> [Task] Leaving out all pictures, please print only the lines from the one containing "Write the Bokeh code for this chart." through the one containing "from bokeh.resources import INLINE".

[Charts and diagrams as code]
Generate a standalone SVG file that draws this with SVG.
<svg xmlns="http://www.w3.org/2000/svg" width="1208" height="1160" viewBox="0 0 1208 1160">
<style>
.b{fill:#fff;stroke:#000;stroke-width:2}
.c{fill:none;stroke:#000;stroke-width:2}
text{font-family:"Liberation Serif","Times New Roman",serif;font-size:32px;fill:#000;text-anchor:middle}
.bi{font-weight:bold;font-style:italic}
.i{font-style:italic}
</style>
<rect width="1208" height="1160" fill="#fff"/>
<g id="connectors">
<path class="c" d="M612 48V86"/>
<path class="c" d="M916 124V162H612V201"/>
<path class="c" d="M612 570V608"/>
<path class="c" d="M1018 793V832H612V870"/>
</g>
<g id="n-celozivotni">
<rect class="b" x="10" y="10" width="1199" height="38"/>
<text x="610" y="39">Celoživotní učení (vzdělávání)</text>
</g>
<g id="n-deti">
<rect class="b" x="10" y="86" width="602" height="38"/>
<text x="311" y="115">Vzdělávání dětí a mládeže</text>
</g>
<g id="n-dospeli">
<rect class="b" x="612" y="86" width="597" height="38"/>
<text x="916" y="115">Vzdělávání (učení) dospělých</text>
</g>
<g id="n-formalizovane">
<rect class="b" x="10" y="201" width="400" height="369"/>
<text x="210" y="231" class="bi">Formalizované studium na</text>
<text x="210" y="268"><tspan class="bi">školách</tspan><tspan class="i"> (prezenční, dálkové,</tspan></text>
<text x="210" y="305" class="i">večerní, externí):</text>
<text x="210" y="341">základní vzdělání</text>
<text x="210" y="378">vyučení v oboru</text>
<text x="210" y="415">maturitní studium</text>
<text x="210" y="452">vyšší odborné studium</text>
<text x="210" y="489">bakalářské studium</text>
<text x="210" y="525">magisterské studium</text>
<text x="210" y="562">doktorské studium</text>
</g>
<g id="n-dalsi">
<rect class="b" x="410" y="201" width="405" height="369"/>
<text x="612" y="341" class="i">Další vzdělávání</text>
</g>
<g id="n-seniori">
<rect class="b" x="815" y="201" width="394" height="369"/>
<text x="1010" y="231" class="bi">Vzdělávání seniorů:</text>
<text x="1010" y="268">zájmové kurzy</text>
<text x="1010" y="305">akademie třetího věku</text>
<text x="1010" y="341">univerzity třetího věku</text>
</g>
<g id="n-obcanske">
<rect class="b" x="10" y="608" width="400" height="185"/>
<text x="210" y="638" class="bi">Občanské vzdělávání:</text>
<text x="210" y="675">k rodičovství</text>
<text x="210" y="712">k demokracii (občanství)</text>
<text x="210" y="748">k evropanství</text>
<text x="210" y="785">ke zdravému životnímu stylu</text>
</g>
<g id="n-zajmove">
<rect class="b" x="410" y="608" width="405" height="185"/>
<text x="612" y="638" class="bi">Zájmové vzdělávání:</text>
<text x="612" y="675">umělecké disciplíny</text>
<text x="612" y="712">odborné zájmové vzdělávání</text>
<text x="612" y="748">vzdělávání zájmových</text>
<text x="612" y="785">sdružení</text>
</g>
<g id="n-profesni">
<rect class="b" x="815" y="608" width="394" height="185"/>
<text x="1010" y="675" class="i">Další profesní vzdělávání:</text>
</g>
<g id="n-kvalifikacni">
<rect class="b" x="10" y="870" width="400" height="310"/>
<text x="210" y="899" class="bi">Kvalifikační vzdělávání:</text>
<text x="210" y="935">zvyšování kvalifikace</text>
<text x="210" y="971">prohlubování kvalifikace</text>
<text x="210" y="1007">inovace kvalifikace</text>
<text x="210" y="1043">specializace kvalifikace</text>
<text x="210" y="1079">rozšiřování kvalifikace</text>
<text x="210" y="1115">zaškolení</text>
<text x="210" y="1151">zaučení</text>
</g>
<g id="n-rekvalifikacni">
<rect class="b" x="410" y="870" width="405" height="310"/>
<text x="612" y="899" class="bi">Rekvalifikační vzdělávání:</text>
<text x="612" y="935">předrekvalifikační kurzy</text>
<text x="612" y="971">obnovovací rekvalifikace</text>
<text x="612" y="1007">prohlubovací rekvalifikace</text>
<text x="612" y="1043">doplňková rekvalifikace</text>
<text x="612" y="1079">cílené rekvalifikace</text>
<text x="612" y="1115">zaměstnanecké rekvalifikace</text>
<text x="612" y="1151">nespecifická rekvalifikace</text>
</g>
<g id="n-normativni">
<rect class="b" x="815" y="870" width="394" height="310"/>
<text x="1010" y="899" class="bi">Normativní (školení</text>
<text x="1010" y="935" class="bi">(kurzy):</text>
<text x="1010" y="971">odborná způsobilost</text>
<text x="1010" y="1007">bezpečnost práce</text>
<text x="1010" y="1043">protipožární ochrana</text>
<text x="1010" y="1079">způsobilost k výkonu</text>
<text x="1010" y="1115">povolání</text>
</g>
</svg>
...
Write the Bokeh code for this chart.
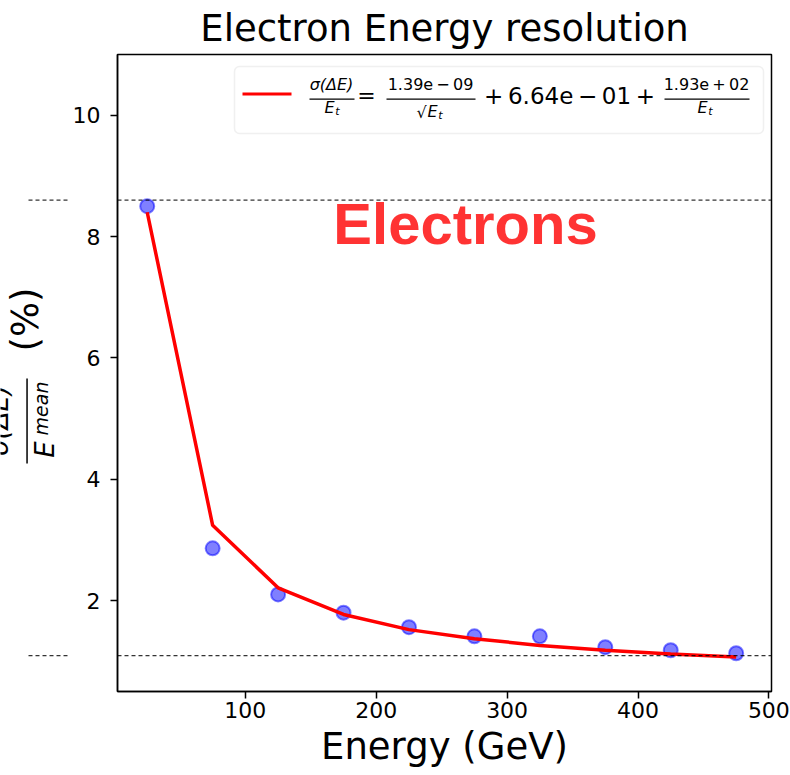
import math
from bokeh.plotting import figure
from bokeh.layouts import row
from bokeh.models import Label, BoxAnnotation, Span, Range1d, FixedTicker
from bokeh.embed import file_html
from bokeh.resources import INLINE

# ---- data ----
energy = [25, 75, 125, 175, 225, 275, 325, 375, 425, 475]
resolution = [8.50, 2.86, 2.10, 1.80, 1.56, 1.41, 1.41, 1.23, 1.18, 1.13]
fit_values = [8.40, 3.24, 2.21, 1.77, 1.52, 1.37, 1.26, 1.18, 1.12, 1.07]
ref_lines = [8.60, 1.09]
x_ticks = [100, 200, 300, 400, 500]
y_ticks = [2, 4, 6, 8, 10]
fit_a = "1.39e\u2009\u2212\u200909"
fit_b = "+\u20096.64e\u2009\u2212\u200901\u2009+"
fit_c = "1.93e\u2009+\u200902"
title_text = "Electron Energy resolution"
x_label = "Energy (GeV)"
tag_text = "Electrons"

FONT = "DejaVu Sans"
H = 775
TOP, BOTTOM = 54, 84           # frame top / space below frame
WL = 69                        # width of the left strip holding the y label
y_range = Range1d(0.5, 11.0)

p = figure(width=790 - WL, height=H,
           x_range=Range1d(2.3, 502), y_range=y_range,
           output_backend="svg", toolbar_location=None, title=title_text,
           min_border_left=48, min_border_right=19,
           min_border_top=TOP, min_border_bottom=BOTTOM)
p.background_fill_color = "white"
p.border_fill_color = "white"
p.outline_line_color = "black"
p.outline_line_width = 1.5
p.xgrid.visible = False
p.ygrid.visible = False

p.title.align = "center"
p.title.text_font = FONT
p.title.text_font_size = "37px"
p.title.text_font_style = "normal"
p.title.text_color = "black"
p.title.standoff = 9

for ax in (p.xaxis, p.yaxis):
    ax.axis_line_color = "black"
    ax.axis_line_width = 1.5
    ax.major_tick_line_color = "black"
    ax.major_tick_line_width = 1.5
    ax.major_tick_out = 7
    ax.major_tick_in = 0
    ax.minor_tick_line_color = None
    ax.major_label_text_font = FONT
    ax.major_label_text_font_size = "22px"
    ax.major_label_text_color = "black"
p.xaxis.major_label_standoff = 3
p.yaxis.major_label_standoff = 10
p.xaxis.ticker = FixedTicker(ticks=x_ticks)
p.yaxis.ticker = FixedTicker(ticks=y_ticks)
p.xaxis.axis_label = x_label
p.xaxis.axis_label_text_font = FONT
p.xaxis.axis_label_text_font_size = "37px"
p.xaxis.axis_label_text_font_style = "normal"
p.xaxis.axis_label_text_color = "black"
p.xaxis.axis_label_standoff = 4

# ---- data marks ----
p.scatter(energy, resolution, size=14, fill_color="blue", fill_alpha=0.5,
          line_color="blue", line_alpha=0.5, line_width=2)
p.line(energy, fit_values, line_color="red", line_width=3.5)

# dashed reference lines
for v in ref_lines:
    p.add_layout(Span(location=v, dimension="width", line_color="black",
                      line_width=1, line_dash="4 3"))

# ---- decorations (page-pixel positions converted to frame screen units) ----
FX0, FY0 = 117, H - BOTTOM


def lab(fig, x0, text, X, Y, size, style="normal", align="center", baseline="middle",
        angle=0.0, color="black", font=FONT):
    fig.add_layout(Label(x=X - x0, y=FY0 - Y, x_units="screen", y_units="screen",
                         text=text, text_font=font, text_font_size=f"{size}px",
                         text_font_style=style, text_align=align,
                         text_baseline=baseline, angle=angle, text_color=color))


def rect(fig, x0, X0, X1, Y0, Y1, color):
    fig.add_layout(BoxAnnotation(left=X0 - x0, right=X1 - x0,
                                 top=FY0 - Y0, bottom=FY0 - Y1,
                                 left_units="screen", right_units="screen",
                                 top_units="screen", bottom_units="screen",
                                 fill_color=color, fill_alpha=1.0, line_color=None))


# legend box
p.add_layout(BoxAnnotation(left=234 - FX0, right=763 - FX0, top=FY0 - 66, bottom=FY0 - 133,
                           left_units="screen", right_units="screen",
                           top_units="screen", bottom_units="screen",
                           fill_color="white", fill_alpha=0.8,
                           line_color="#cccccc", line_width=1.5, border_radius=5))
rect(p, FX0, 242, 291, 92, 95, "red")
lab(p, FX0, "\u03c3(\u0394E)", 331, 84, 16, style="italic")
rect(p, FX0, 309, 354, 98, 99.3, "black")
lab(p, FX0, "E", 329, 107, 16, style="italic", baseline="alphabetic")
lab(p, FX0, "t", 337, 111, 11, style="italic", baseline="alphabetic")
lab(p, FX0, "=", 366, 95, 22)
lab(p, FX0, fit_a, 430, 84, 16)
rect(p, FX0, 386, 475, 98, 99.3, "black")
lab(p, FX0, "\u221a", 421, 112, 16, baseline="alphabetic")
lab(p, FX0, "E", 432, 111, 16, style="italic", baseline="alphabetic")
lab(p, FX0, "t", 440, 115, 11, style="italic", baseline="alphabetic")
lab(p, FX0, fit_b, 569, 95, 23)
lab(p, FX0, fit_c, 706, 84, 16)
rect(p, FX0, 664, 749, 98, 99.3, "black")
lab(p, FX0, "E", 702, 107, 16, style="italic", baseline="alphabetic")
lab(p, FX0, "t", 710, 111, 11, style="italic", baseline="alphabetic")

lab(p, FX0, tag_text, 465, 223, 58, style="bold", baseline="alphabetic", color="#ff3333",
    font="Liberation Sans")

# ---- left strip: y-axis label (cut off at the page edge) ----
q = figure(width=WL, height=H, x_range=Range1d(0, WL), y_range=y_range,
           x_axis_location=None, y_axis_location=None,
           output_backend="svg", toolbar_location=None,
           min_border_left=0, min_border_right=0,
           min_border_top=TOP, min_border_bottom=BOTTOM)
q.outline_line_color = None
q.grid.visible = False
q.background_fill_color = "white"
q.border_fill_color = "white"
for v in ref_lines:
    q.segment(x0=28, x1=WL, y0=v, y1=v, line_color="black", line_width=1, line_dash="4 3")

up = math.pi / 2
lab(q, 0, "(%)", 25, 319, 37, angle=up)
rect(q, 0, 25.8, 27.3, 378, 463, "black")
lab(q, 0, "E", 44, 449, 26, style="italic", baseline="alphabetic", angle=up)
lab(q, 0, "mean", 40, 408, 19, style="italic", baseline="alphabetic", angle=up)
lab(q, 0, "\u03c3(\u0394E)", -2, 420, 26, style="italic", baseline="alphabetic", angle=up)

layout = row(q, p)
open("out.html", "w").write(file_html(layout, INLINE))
--
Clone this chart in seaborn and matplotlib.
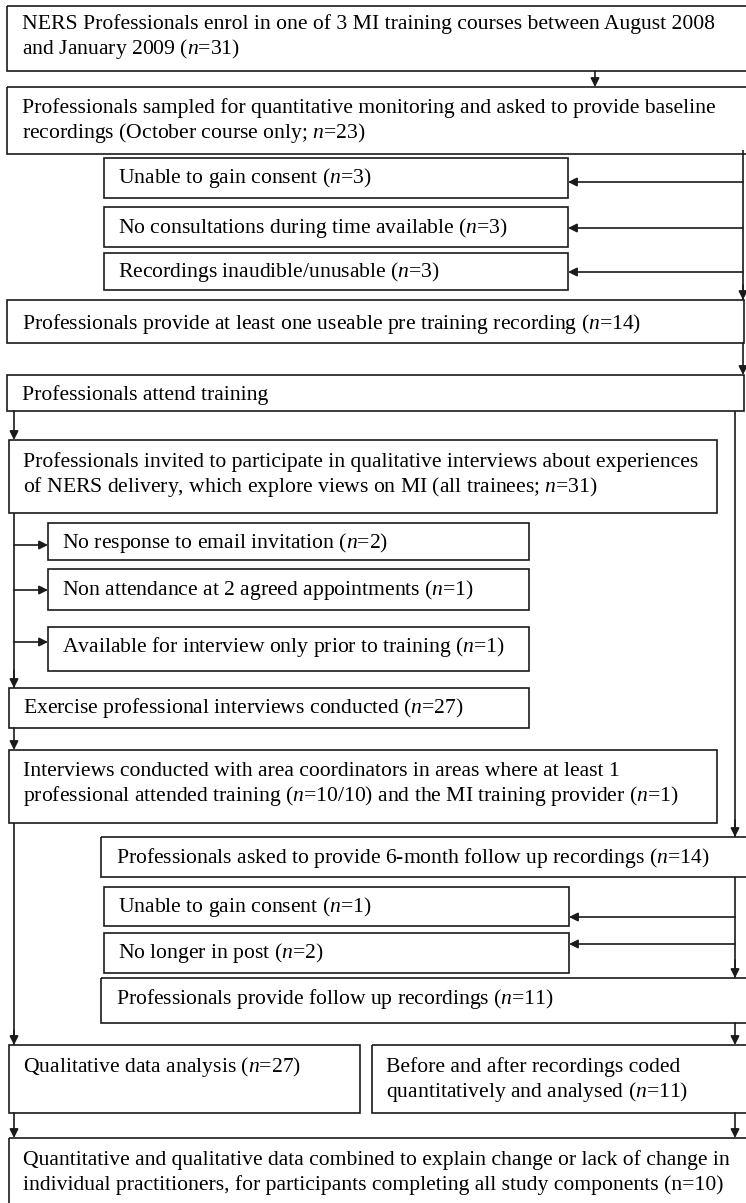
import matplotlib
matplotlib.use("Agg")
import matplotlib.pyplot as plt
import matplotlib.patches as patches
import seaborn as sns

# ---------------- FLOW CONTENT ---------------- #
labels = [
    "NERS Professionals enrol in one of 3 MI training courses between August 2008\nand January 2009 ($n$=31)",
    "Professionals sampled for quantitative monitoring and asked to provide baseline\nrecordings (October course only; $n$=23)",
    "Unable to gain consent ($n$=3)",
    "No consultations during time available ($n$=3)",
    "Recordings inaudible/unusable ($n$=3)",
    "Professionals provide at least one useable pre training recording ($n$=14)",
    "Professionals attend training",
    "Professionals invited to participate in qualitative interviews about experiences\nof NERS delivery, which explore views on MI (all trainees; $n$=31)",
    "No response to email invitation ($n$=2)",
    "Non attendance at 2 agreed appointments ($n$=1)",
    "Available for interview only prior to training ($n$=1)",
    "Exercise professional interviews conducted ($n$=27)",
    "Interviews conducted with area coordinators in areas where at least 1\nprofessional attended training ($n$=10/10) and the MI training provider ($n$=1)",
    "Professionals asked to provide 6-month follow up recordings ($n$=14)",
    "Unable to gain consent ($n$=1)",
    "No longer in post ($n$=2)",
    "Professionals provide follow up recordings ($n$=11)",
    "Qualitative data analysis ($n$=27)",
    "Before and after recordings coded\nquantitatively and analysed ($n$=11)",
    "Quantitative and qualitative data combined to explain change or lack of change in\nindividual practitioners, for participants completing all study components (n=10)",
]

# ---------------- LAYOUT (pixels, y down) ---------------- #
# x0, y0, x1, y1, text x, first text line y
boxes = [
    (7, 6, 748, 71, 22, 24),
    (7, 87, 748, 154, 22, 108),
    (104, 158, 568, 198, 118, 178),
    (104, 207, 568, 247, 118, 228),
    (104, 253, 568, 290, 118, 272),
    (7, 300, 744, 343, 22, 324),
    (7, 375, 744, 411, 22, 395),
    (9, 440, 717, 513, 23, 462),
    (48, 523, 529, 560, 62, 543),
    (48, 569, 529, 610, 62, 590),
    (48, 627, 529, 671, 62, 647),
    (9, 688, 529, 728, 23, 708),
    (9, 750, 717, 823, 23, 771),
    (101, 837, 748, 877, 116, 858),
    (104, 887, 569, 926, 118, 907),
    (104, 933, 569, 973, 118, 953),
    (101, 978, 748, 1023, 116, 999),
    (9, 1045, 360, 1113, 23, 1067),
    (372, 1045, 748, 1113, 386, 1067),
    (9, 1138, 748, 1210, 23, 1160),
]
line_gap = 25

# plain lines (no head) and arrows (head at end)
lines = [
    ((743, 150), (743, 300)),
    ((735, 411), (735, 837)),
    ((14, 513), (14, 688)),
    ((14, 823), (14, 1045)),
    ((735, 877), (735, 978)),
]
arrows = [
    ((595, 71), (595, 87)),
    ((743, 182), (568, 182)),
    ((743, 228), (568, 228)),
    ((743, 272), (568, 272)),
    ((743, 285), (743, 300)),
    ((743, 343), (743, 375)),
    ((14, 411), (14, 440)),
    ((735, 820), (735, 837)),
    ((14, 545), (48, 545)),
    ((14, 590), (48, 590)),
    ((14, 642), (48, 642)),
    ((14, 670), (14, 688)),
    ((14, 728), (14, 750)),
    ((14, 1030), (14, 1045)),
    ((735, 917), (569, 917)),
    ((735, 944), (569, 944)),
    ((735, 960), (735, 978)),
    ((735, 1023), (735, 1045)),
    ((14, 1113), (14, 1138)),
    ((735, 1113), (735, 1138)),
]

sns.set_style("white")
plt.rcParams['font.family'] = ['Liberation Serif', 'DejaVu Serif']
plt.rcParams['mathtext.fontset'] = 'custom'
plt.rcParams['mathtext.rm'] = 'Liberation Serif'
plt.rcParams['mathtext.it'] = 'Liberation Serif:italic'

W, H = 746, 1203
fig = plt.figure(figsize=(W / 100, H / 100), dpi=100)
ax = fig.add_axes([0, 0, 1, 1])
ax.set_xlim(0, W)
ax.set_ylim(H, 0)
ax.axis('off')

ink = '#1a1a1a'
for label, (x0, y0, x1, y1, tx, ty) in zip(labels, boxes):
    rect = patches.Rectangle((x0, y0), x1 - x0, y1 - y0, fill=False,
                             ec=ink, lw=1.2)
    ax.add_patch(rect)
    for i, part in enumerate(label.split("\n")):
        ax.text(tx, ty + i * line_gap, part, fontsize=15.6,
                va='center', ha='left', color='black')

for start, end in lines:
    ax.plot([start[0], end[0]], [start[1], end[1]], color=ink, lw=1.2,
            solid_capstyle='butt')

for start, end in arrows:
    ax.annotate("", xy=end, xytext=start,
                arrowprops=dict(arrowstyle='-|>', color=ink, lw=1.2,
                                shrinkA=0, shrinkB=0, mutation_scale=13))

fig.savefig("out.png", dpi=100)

> [Response to the task]
Write the Bokeh code for this chart.
import math
from bokeh.plotting import figure
from bokeh.layouts import row
from bokeh.models import Label, BoxAnnotation, Span, Range1d, FixedTicker
from bokeh.embed import file_html
from bokeh.resources import INLINE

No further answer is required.